Conforme nota outro observador do mercado local, os resultados no segundo trimestre foram “bons, mas não excelentes”, especialmente entre os bancos, setor que responde por cerca de 30% a 40% da Bolsa – o que pressiona o desempenho do Ibovespa e ajuda a entender o “banho de sangue” que tem sido visto desde o começo do mês, acrescenta a fonte.

No Estados Unidos, o destaque desta quinta ficou por conta dos rendimentos dos títulos de 10 anos do Tesouro norte-americano, que atingiram o maior nível em 15 anos, com reflexos na demanda por ativos de risco em todo o mundo, especialmente nas bolsas de Nova York, que fecharam o dia em baixa (Dow Jones -0,84%, S&P 500 -0,77%, Nasdaq -1,17%), aponta André Luiz Rocha, operador de renda variável da Manchester Investimentos.

“Os ‘yields’ chegam assim aos maiores níveis desde outubro passado, equivalentes aos de 2007, quando houve a grande crise do ‘subprime’, com reflexo direto sobre as Bolsas”, acrescenta Lucas Carvalho, analista da Toro Investimentos, referindo-se à crise global deflagrada então, há 16 anos, no segmento de hipotecas de alto risco nos Estados Unidos.

Com ainda menos catalisadores internos do que os disponíveis na quarta, os investidores continuam a monitorar sinais externos, que têm pautado mais os negócios do que, em geral, o noticiário doméstico nas últimas sessões.

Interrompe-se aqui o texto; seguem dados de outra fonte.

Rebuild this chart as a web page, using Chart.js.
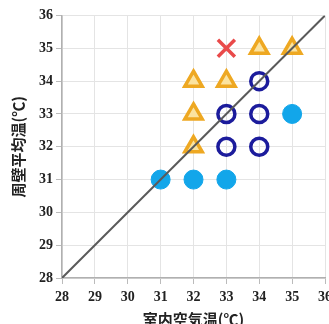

“Os investidores seguem atentos ao noticiário corporativo chinês, que trouxe como destaque o plano de reestruturação da gestora Zonghzi, que deixou de remunerar diversos ativos nos últimos dias. Além disso, também se avalia a notícia de que Pequim deve intensificar a intervenção no câmbio nos próximos dias, buscando aliviar as perdas registradas pelo yuan recentemente”, observa a Guide Investimentos, em nota.

No mês, com a queda de 5,71% acumulada até aqui pelo Ibovespa, e avanço de 5,33% para o dólar frente ao real, o Ibovespa retrocede agora a 23.082,32 pontos, comparados ao final de julho quando, na moeda americana, o Ibovespa chegou ao patamar de 25.783,48 pontos. Em 2023, em dólar, após ter atingido, no final do primeiro trimestre, os 20.100.65 pontos, o Ibovespa foi a 21.355,22 pontos no fechamento de maio e, no fim de junho, chegou aos 24.654,87 pontos, refletindo então não apenas o avanço nominal do índice da B3 naquele mês, de 9%, mas também a apreciação do real frente ao dólar no período.

Um ano atrás, na moeda norte-americana, o Ibovespa havia fechado julho de 2022 a 19.937,90 pontos, e no mês seguinte, um agosto de recuperação (em que havia avançado 6,16% em termos nominais), o índice foi aos 21.056,01 pontos – pouco mais de 2 mil pontos abaixo do nível em que se encontra agora, em dólar.